En 2003 et 2006, durant le gouvernement de droite du président Uribe, les paramilitaires, dont Mancuso, avaient pu se démobiliser et bénéficier d’une réduction de peine, en échange d’aveux. Mais, en 2008, Mancuso avait été extradé vers les États-Unis. Il arrive au terme de sa condamnation aux États-Unis et voudrait maintenant bénéficier de l’accord de paix conclu en Colombie en 2016 avec la guérilla des FARC. C’est ce qui explique ses nouveaux aveux.

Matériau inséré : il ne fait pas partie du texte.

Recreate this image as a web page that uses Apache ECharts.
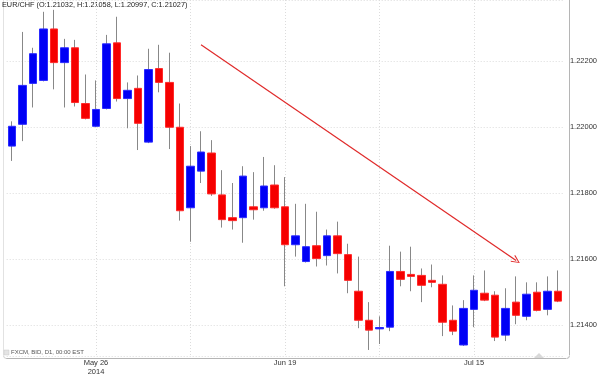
<!DOCTYPE html>
<html>
<head>
<meta charset="utf-8">
<script src="https://cdn.jsdelivr.net/npm/echarts/dist/echarts.min.js"></script>
<style>
  html, body { margin: 0; padding: 0; background: #fff; }
  #main { width: 600px; height: 376px; }
</style>
</head>
<body>
<div id="main"></div>
<script>
// 交易日 (EUR/CHF 日线)
var dates = ['May 14','May 15','May 16','May 19','May 20','May 21','May 22','May 23','May 26','May 27',
  'May 28','May 29','May 30','Jun 2','Jun 3','Jun 4','Jun 5','Jun 6','Jun 9','Jun 10',
  'Jun 11','Jun 12','Jun 13','Jun 16','Jun 17','Jun 18','Jun 19','Jun 20','Jun 23','Jun 24',
  'Jun 25','Jun 26','Jun 27','Jun 30','Jul 1','Jul 2','Jul 3','Jul 4','Jul 7','Jul 8',
  'Jul 9','Jul 10','Jul 11','Jul 14','Jul 15','Jul 16','Jul 17','Jul 18','Jul 21','Jul 22',
  'Jul 23','Jul 24','Jul 25'];

var opens = [1.21942, 1.22008, 1.22132, 1.22141, 1.22297, 1.22195, 1.22240, 1.22071, 1.22002, 1.22056,
  1.22255, 1.22086, 1.22117, 1.21954, 1.22177, 1.22135, 1.21999, 1.21755, 1.21866, 1.21921,
  1.21794, 1.21725, 1.21725, 1.21758, 1.21755, 1.21824, 1.21758, 1.21643, 1.21592, 1.21640,
  1.21610, 1.21670, 1.21613, 1.21502, 1.21414, 1.21388, 1.21393, 1.21562, 1.21553, 1.21550,
  1.21535, 1.21523, 1.21414, 1.21339, 1.21447, 1.21496, 1.21490, 1.21369, 1.21469, 1.21426,
  1.21499, 1.21447, 1.21502];
var closes = [1.22002, 1.22126, 1.22222, 1.22297, 1.22195, 1.22240, 1.22074, 1.22026, 1.22053, 1.22252,
  1.22086, 1.22111, 1.22011, 1.22174, 1.22135, 1.21999, 1.21746, 1.21881, 1.21924, 1.21797,
  1.21719, 1.21716, 1.21851, 1.21749, 1.21821, 1.21755, 1.21643, 1.21670, 1.21637, 1.21601,
  1.21670, 1.21616, 1.21535, 1.21414, 1.21384, 1.21392, 1.21562, 1.21538, 1.21547, 1.21520,
  1.21529, 1.21408, 1.21381, 1.21450, 1.21505, 1.21475, 1.21363, 1.21450, 1.21429, 1.21493,
  1.21444, 1.21502, 1.21472];
var lows = [1.21897, 1.21957, 1.22059, 1.22138, 1.22114, 1.22059, 1.22062, 1.22023, 1.21999, 1.22053,
  1.22077, 1.21996, 1.21930, 1.21951, 1.22105, 1.21933, 1.21716, 1.21652, 1.21830, 1.21791,
  1.21695, 1.21689, 1.21649, 1.21719, 1.21746, 1.21752, 1.21517, 1.21607, 1.21589, 1.21577,
  1.21580, 1.21556, 1.21496, 1.21390, 1.21324, 1.21342, 1.21381, 1.21517, 1.21502, 1.21469,
  1.21514, 1.21366, 1.21369, 1.21336, 1.21393, 1.21472, 1.21351, 1.21351, 1.21402, 1.21414,
  1.21441, 1.21429, 1.21469];
var highs = [1.22017, 1.22288, 1.22240, 1.22349, 1.22355, 1.22267, 1.22264, 1.22159, 1.22141, 1.22279,
  1.22334, 1.22135, 1.22156, 1.22237, 1.22249, 1.22225, 1.22071, 1.21942, 1.21987, 1.21960,
  1.21869, 1.21830, 1.21881, 1.21863, 1.21909, 1.21884, 1.21848, 1.21767, 1.21767, 1.21743,
  1.21689, 1.21713, 1.21646, 1.21607, 1.21469, 1.21426, 1.21640, 1.21622, 1.21637, 1.21571,
  1.21583, 1.21550, 1.21459, 1.21475, 1.21550, 1.21565, 1.21502, 1.21511, 1.21547, 1.21529,
  1.21529, 1.21547, 1.21565];

// 趋势线 (起点/终点)
var trendStart = [18, 1.22249];
var trendEnd = [48, 1.21595];

var FONT = '"Liberation Sans", Arial, sans-serif';

var chart = echarts.init(document.getElementById('main'));

var wickData = dates.map(function (d, i) {
  return [opens[i], closes[i], lows[i], highs[i]];
});
var bodyData = dates.map(function (d, i) {
  return [opens[i], closes[i], Math.min(opens[i], closes[i]), Math.max(opens[i], closes[i])];
});

var option = {
  animation: false,
  backgroundColor: '#fff',
  grid: { left: 6.7, right: 34.7, top: 0, bottom: 18 },
  xAxis: {
    type: 'category',
    data: dates,
    boundaryGap: true,
    axisLine: { show: false },
    axisTick: { show: false },
    axisLabel: {
      interval: function (i) { return i % 18 === 8; },
      formatter: function (v, i) { return i === 8 ? v + '\n2014' : v; },
      color: '#333',
      fontSize: 7.5,
      lineHeight: 9,
      margin: 2,
      fontFamily: FONT
    },
    splitLine: {
      show: true,
      alignWithLabel: true,
      interval: function (i) { return i % 9 === 8; },
      lineStyle: { color: '#dcdcdc', type: [1, 2], width: 1 }
    }
  },
  yAxis: {
    type: 'value',
    position: 'right',
    min: 1.213057,
    max: 1.223848,
    splitNumber: 5,
    axisLine: { show: false },
    axisTick: { show: false },
    axisLabel: {
      showMinLabel: false,
      showMaxLabel: false,
      formatter: function (v) { return v.toFixed(5); },
      color: '#333',
      fontSize: 7.5,
      margin: 6.5,
      fontFamily: FONT
    },
    splitLine: { show: true, lineStyle: { color: '#dcdcdc', type: [1, 2], width: 1 } }
  },
  series: [
    {
      name: 'wick',
      type: 'candlestick',
      data: wickData,
      barWidth: 1,
      silent: true,
      itemStyle: {
        color: '#888', color0: '#888',
        borderColor: '#888', borderColor0: '#888',
        borderWidth: 1
      },
      markLine: {
        silent: true,
        symbol: ['none', 'path://M5,0 L10,9 L9,10 L5,2.2 L1,10 L0,9 Z'],
        symbolSize: [8, 9],
        label: { show: false },
        lineStyle: { color: '#e02a2a', width: 1.2, type: 'solid' },
        data: [[{ coord: trendStart }, { coord: trendEnd }]]
      }
    },
    {
      name: 'EUR/CHF',
      type: 'candlestick',
      data: bodyData,
      barWidth: 8,
      itemStyle: {
        color: '#0000f5', color0: '#f50000',
        borderColor: '#2a2aff', borderColor0: '#ff2a2a',
        borderWidth: 1
      }
    }
  ],
  graphic: [
    { type: 'line', silent: true, shape: { x1: 3.5, y1: 0, x2: 3.5, y2: 355 }, style: { stroke: '#e2e2e2', lineWidth: 1 } },
    { type: 'line', silent: true, shape: { x1: 6, y1: 358.5, x2: 566, y2: 358.5 }, style: { stroke: '#b5b5b5', lineWidth: 1 } },
    { type: 'line', silent: true, shape: { x1: 569.5, y1: 0, x2: 569.5, y2: 355 }, style: { stroke: '#b5b5b5', lineWidth: 1 } },
    { type: 'arc', silent: true, shape: { cx: 6.5, cy: 355.5, r: 3, startAngle: Math.PI / 2, endAngle: Math.PI }, style: { stroke: '#cfcfcf', fill: null, lineWidth: 1 } },
    { type: 'arc', silent: true, shape: { cx: 566.5, cy: 355.5, r: 3, startAngle: 0, endAngle: Math.PI / 2 }, style: { stroke: '#b5b5b5', fill: null, lineWidth: 1 } },
    { type: 'polygon', silent: true, shape: { points: [[534, 358], [539, 353], [544, 358]] }, style: { fill: '#d8d8d8' } },
    { type: 'text', silent: true, left: 2, top: 1, style: { text: 'EUR/CHF (O:1.21032, H:1.21058, L:1.20997, C:1.21027)', fill: '#222', font: '7.3px ' + FONT } },
    { type: 'rect', silent: true, shape: { x: 4, y: 350, width: 5, height: 5 }, style: { fill: '#e4e4e4', stroke: '#c8c8c8', lineWidth: 0.5 } },
    { type: 'text', silent: true, left: 11, top: 349.5, style: { text: 'FXCM, BID, D1, 00:00 EST', fill: '#555', font: '6px ' + FONT } }
  ]
};

chart.setOption(option);
</script>
</body>
</html>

La guerre civile en Colombie a opposé d’un côté les guérillas appuyées sur les populations pauvres à majorité indienne, dont les responsables ont parfois tenté de se réintroduire dans la vie politique officielle, mais ont été le plus souvent assassinés. De l’autre côté, les classes possédantes, décidées à ne rien lâcher, avaient à leur service la police, l’armée, les paramilitaires et une classe politique complaisante y compris avec les narco-trafiquants. Même l’avion privé du père d’Uribe avait assuré une livraison de drogue du célèbre trafiquant Escobar.
Les aveux d’aujourd’hui bouleversent bien des gens, car ils rappellent la collusion entre les autorités officielles de l’époque et les groupes de tueurs qu’étaient les paramilitaires. La police et l’armée colombienne n’ont certes pas été les dernières à perpétrer des massacres. Mais, quand elles rechignaient à certaines basses besognes, les paramilitaires assuraient la relève, ayant bénéficié des mêmes entraînements que la police et l’armée.
Ainsi, les militaires pouvaient remettre des listes d’opposants à éliminer aux paramilitaires, qui se présentaient à domicile pour les tuer.
Ces massacres de masse avaient fini par inquiéter les paramilitaires eux-mêmes, qui avaient alors décidé de faire disparaître les cadavres de leurs victimes, soit en les brûlant dans des fours crématoires, soit en les enterrant dans des fosses communes, y compris dans des pays voisins comme le Venezuela.
Ces aveux confirment ce qui est bien connu. La grande majorité des massacres commis n’ont pas été le fait des guérillas, comme le prétend la droite, mais bien des forces de répression paramilitaires, avec un soutien actif de l’appareil d’État ; une complaisance que la droite colombienne, Uribe en tête, refuse toujours d’admettre.
Après 2016, une commission a siégé afin d’établir un bilan de soixante ans de guerre civile. Elle a abouti à un chiffre global de près de 9 millions de morts, dans ce pays de 51 millions d’habitants. Les communautés paysannes ont payé le plus lourd tribut, puisque 80 % des morts étaient des civils. Selon les déclarations d’un paramilitaire à cette commission, il était admis que pour tuer un « subversif », on puisse abattre vingt personnes. Autant dire que l’assassinat de présumés guérilleros était libre, ce qui explique le nombre effarant de victimes.